Work to do → Leave out the pictures and restate the rest of the data exactly.

[Begin]

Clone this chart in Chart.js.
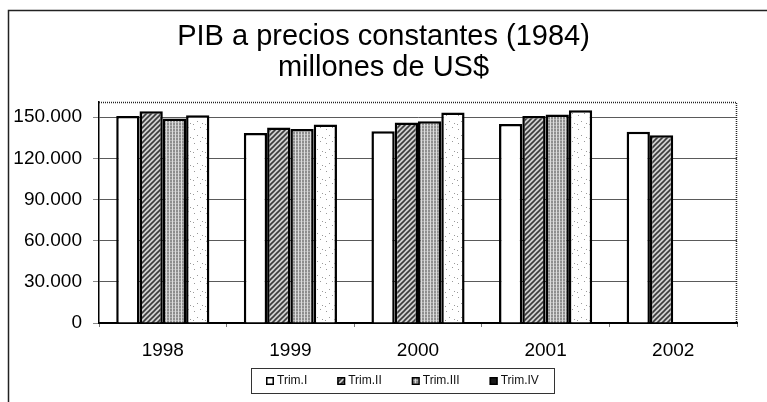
<!DOCTYPE html>
<html>
<head>
<meta charset="utf-8">
<script src="https://cdn.jsdelivr.net/npm/chart.js@4.4.1/dist/chart.umd.min.js"></script>
<style>
  html, body { margin: 0; padding: 0; background: #fff; }
</style>
</head>
<body>
<canvas id="myChart" width="767" height="402"></canvas>
<script>
// datos
var years = ['1998', '1999', '2000', '2001', '2002'];
var trim1 = [150900, 138500, 139800, 145100, 139300];
var trim2 = [154300, 142400, 146100, 150900, 136900];
var trim3 = [149000, 141400, 147000, 151900, null];
var trim4 = [151400, 144600, 153400, 155100, null];
var seriesNames = ['Trim.I', 'Trim.II', 'Trim.III', 'Trim.IV'];
var yTicks = [0, 30000, 60000, 90000, 120000, 150000];
var titleLines = ['PIB a precios constantes (1984)', 'millones de US$'];

var FONT = 'Arial, "Liberation Sans", Helvetica, sans-serif';

function makeTile(w, h, paint) {
    var c = document.createElement('canvas');
    c.width = w; c.height = h;
    var g = c.getContext('2d');
    paint(g);
    return document.createElement('canvas').getContext('2d').createPattern(c, 'repeat');
}

// rayado diagonal
var patHatch = makeTile(5, 5, function(g){
    g.fillStyle = '#cfcfcf';
    g.fillRect(0, 0, 5, 5);
    g.strokeStyle = '#3a3a3a';
    g.lineWidth = 1.6;
    g.beginPath();
    g.moveTo(-1, 6); g.lineTo(6, -1);
    g.moveTo(-1, 1); g.lineTo(1, -1);
    g.moveTo(4, 6); g.lineTo(6, 4);
    g.stroke();
});

// trama gris
var patGrid = makeTile(3, 3, function(g){
    g.fillStyle = '#8e8e8e';
    g.fillRect(0, 0, 3, 3);
    g.fillStyle = '#dcdcdc';
    g.fillRect(1, 0, 1, 3);
    g.fillStyle = '#b4b4b4';
    g.fillRect(0, 2, 1, 1);
    g.fillRect(2, 2, 1, 1);
});

// punteado
var patDots = makeTile(12, 14, function(g){
    g.fillStyle = '#ffffff';
    g.fillRect(0, 0, 12, 14);
    g.fillStyle = '#9a9a9a';
    g.fillRect(2, 3, 1, 1);
    g.fillRect(8, 1, 1, 1);
    g.fillRect(5, 9, 1, 1);
    g.fillRect(10, 11, 1, 1);
    g.fillRect(1, 12, 1, 1);
});

function fmt(v) {
    return String(v).replace(/\B(?=(\d{3})+(?!\d))/g, '.');
}

var framePlugin = {
    id: 'frame',
    afterLayout: function(chart) {
        // que las etiquetas del eje y no se recorten
        chart.scales.y.left = 0;
    },
    beforeDraw: function(chart) {
        var ctx = chart.ctx;
        ctx.save();
        ctx.fillStyle = '#fff';
        ctx.fillRect(0, 0, chart.width, chart.height);
        ctx.strokeStyle = '#222';
        ctx.lineWidth = 1.5;
        ctx.beginPath();
        ctx.moveTo(8.5, chart.height);
        ctx.lineTo(8.5, 10.5);
        ctx.lineTo(chart.width, 10.5);
        ctx.stroke();
        ctx.restore();
    },
    beforeDatasetsDraw: function(chart) {
        var a = chart.chartArea, ctx = chart.ctx;
        ctx.save();
        ctx.strokeStyle = '#222';
        ctx.lineWidth = 1.5;
        ctx.setLineDash([1, 1]);
        ctx.beginPath();
        ctx.moveTo(a.left, a.top + 0.5);
        ctx.lineTo(a.right - 0.5, a.top + 0.5);
        ctx.lineTo(a.right - 0.5, a.bottom);
        ctx.stroke();
        ctx.restore();
    }
};

// en la leyenda la marca del Trim.IV sale oscura
var legendMarks = ['#ffffff', patHatch, patGrid, '#1a1a1a'];

var legendPlugin = {
    id: 'boxLegend',
    afterDraw: function(chart) {
        var ctx = chart.ctx;
        var sets = chart.data.datasets;
        ctx.save();
        ctx.font = '12px ' + FONT;
        var box = 8, gapText = 3, gap = 30, pad = 15;
        var widths = sets.map(function(d){ return box + gapText + ctx.measureText(d.label).width; });
        var total = widths.reduce(function(s, w){ return s + w; }, 0) + gap * (sets.length - 1) + pad * 2;
        var cx = 402, top = 368, h = 25;
        var left = Math.round(cx - total / 2);
        ctx.strokeStyle = '#333';
        ctx.lineWidth = 1;
        ctx.strokeRect(left + 0.5, top + 0.5, Math.round(total), h);
        var x = left + pad;
        var cy = top + h / 2 + 0.5;
        sets.forEach(function(d, i){
            ctx.fillStyle = legendMarks[i];
            ctx.fillRect(x, cy - box / 2, box, box);
            ctx.strokeStyle = '#000';
            ctx.lineWidth = 1.5;
            ctx.strokeRect(x + 0.75, cy - box / 2 + 0.75, box - 1.5, box - 1.5);
            ctx.fillStyle = '#111';
            ctx.textBaseline = 'middle';
            ctx.textAlign = 'left';
            ctx.fillText(d.label, x + box + gapText, cy);
            x += widths[i] + gap;
        });
        ctx.restore();
    }
};

var fills = [ '#ffffff', patHatch, patGrid, patDots ];
var values = [ trim1, trim2, trim3, trim4 ];

var datasets = seriesNames.map(function(name, i){
    return {
        label: name,
        data: values[i],
        backgroundColor: fills[i],
        borderColor: '#000',
        borderWidth: 2.5,
        categoryPercentage: 0.73,
        barPercentage: 1.0
    };
});

var ctx = document.getElementById('myChart').getContext('2d');
var chart = new Chart(ctx, {
    type: 'bar',
    data: {
        labels: years,
        datasets: datasets
    },
    options: {
        responsive: false,
        animation: false,
        layout: { padding: { left: 30, right: 30, top: 0, bottom: 0 } },
        plugins: {
            legend: { display: false },
            tooltip: { enabled: false },
            title: {
                display: true,
                text: titleLines,
                color: '#000',
                font: { family: FONT, size: 29, weight: 'normal', lineHeight: 1.07 },
                padding: { top: 21, bottom: 19 }
            }
        },
        scales: {
            x: {
                grid: {
                    display: true,
                    drawOnChartArea: false,
                    drawTicks: true,
                    tickLength: 4,
                    tickColor: '#777',
                    offset: true
                },
                border: { display: true, color: '#000', width: 2 },
                ticks: {
                    color: '#000',
                    padding: 12,
                    font: { family: FONT, size: 19 }
                },
                afterFit: function(scale){ scale.height = 79; }
            },
            y: {
                min: 0,
                max: 161000,
                grid: {
                    color: '#5a5a5a',
                    lineWidth: 1,
                    drawTicks: true,
                    tickLength: 6,
                    tickColor: '#888'
                },
                border: { display: true, color: '#000', width: 1.5 },
                ticks: {
                    color: '#000',
                    padding: 11,
                    font: { family: FONT, size: 19 },
                    callback: function(v){ return fmt(v); }
                },
                afterBuildTicks: function(scale){
                    scale.ticks = yTicks.map(function(v){ return { value: v }; });
                },
                afterFit: function(scale){ scale.width = 69; }
            }
        }
    },
    plugins: [framePlugin, legendPlugin]
});
</script>
</body>
</html>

[End]

Reply →
Clone this chart in Chart.js.
<!DOCTYPE html>
<html>
<head>
<meta charset="utf-8">
<script src="https://cdn.jsdelivr.net/npm/chart.js@4.4.1/dist/chart.umd.min.js"></script>
<style>
  html, body { margin: 0; padding: 0; background: #fff; }
</style>
</head>
<body>
<canvas id="myChart" width="767" height="402"></canvas>
<script>
// datos
var years = ['1998', '1999', '2000', '2001', '2002'];
var trim1 = [150900, 138500, 139800, 145100, 139300];
var trim2 = [154300, 142400, 146100, 150900, 136900];
var trim3 = [149000, 141400, 147000, 151900, null];
var trim4 = [151400, 144600, 153400, 155100, null];
var seriesNames = ['Trim.I', 'Trim.II', 'Trim.III', 'Trim.IV'];
var yTicks = [0, 30000, 60000, 90000, 120000, 150000];
var titleLines = ['PIB a precios constantes (1984)', 'millones de US$'];

var FONT = 'Arial, "Liberation Sans", Helvetica, sans-serif';

function makeTile(w, h, paint) {
    var c = document.createElement('canvas');
    c.width = w; c.height = h;
    var g = c.getContext('2d');
    paint(g);
    return document.createElement('canvas').getContext('2d').createPattern(c, 'repeat');
}

// rayado diagonal
var patHatch = makeTile(5, 5, function(g){
    g.fillStyle = '#cfcfcf';
    g.fillRect(0, 0, 5, 5);
    g.strokeStyle = '#3a3a3a';
    g.lineWidth = 1.6;
    g.beginPath();
    g.moveTo(-1, 6); g.lineTo(6, -1);
    g.moveTo(-1, 1); g.lineTo(1, -1);
    g.moveTo(4, 6); g.lineTo(6, 4);
    g.stroke();
});

// trama gris
var patGrid = makeTile(3, 3, function(g){
    g.fillStyle = '#8e8e8e';
    g.fillRect(0, 0, 3, 3);
    g.fillStyle = '#dcdcdc';
    g.fillRect(1, 0, 1, 3);
    g.fillStyle = '#b4b4b4';
    g.fillRect(0, 2, 1, 1);
    g.fillRect(2, 2, 1, 1);
});

// punteado
var patDots = makeTile(12, 14, function(g){
    g.fillStyle = '#ffffff';
    g.fillRect(0, 0, 12, 14);
    g.fillStyle = '#9a9a9a';
    g.fillRect(2, 3, 1, 1);
    g.fillRect(8, 1, 1, 1);
    g.fillRect(5, 9, 1, 1);
    g.fillRect(10, 11, 1, 1);
    g.fillRect(1, 12, 1, 1);
});

function fmt(v) {
    return String(v).replace(/\B(?=(\d{3})+(?!\d))/g, '.');
}

var framePlugin = {
    id: 'frame',
    afterLayout: function(chart) {
        // que las etiquetas del eje y no se recorten
        chart.scales.y.left = 0;
    },
    beforeDraw: function(chart) {
        var ctx = chart.ctx;
        ctx.save();
        ctx.fillStyle = '#fff';
        ctx.fillRect(0, 0, chart.width, chart.height);
        ctx.strokeStyle = '#222';
        ctx.lineWidth = 1.5;
        ctx.beginPath();
        ctx.moveTo(8.5, chart.height);
        ctx.lineTo(8.5, 10.5);
        ctx.lineTo(chart.width, 10.5);
        ctx.stroke();
        ctx.restore();
    },
    beforeDatasetsDraw: function(chart) {
        var a = chart.chartArea, ctx = chart.ctx;
        ctx.save();
        ctx.strokeStyle = '#222';
        ctx.lineWidth = 1.5;
        ctx.setLineDash([1, 1]);
        ctx.beginPath();
        ctx.moveTo(a.left, a.top + 0.5);
        ctx.lineTo(a.right - 0.5, a.top + 0.5);
        ctx.lineTo(a.right - 0.5, a.bottom);
        ctx.stroke();
        ctx.restore();
    }
};

// en la leyenda la marca del Trim.IV sale oscura
var legendMarks = ['#ffffff', patHatch, patGrid, '#1a1a1a'];

var legendPlugin = {
    id: 'boxLegend',
    afterDraw: function(chart) {
        var ctx = chart.ctx;
        var sets = chart.data.datasets;
        ctx.save();
        ctx.font = '12px ' + FONT;
        var box = 8, gapText = 3, gap = 30, pad = 15;
        var widths = sets.map(function(d){ return box + gapText + ctx.measureText(d.label).width; });
        var total = widths.reduce(function(s, w){ return s + w; }, 0) + gap * (sets.length - 1) + pad * 2;
        var cx = 402, top = 368, h = 25;
        var left = Math.round(cx - total / 2);
        ctx.strokeStyle = '#333';
        ctx.lineWidth = 1;
        ctx.strokeRect(left + 0.5, top + 0.5, Math.round(total), h);
        var x = left + pad;
        var cy = top + h / 2 + 0.5;
        sets.forEach(function(d, i){
            ctx.fillStyle = legendMarks[i];
            ctx.fillRect(x, cy - box / 2, box, box);
            ctx.strokeStyle = '#000';
            ctx.lineWidth = 1.5;
            ctx.strokeRect(x + 0.75, cy - box / 2 + 0.75, box - 1.5, box - 1.5);
            ctx.fillStyle = '#111';
            ctx.textBaseline = 'middle';
            ctx.textAlign = 'left';
            ctx.fillText(d.label, x + box + gapText, cy);
            x += widths[i] + gap;
        });
        ctx.restore();
    }
};

var fills = [ '#ffffff', patHatch, patGrid, patDots ];
var values = [ trim1, trim2, trim3, trim4 ];

var datasets = seriesNames.map(function(name, i){
    return {
        label: name,
        data: values[i],
        backgroundColor: fills[i],
        borderColor: '#000',
        borderWidth: 2.5,
        categoryPercentage: 0.73,
        barPercentage: 1.0
    };
});

var ctx = document.getElementById('myChart').getContext('2d');
var chart = new Chart(ctx, {
    type: 'bar',
    data: {
        labels: years,
        datasets: datasets
    },
    options: {
        responsive: false,
        animation: false,
        layout: { padding: { left: 30, right: 30, top: 0, bottom: 0 } },
        plugins: {
            legend: { display: false },
            tooltip: { enabled: false },
            title: {
                display: true,
                text: titleLines,
                color: '#000',
                font: { family: FONT, size: 29, weight: 'normal', lineHeight: 1.07 },
                padding: { top: 21, bottom: 19 }
            }
        },
        scales: {
            x: {
                grid: {
                    display: true,
                    drawOnChartArea: false,
                    drawTicks: true,
                    tickLength: 4,
                    tickColor: '#777',
                    offset: true
                },
                border: { display: true, color: '#000', width: 2 },
                ticks: {
                    color: '#000',
                    padding: 12,
                    font: { family: FONT, size: 19 }
                },
                afterFit: function(scale){ scale.height = 79; }
            },
            y: {
                min: 0,
                max: 161000,
                grid: {
                    color: '#5a5a5a',
                    lineWidth: 1,
                    drawTicks: true,
                    tickLength: 6,
                    tickColor: '#888'
                },
                border: { display: true, color: '#000', width: 1.5 },
                ticks: {
                    color: '#000',
                    padding: 11,
                    font: { family: FONT, size: 19 },
                    callback: function(v){ return fmt(v); }
                },
                afterBuildTicks: function(scale){
                    scale.ticks = yTicks.map(function(v){ return { value: v }; });
                },
                afterFit: function(scale){ scale.width = 69; }
            }
        }
    },
    plugins: [framePlugin, legendPlugin]
});
</script>
</body>
</html>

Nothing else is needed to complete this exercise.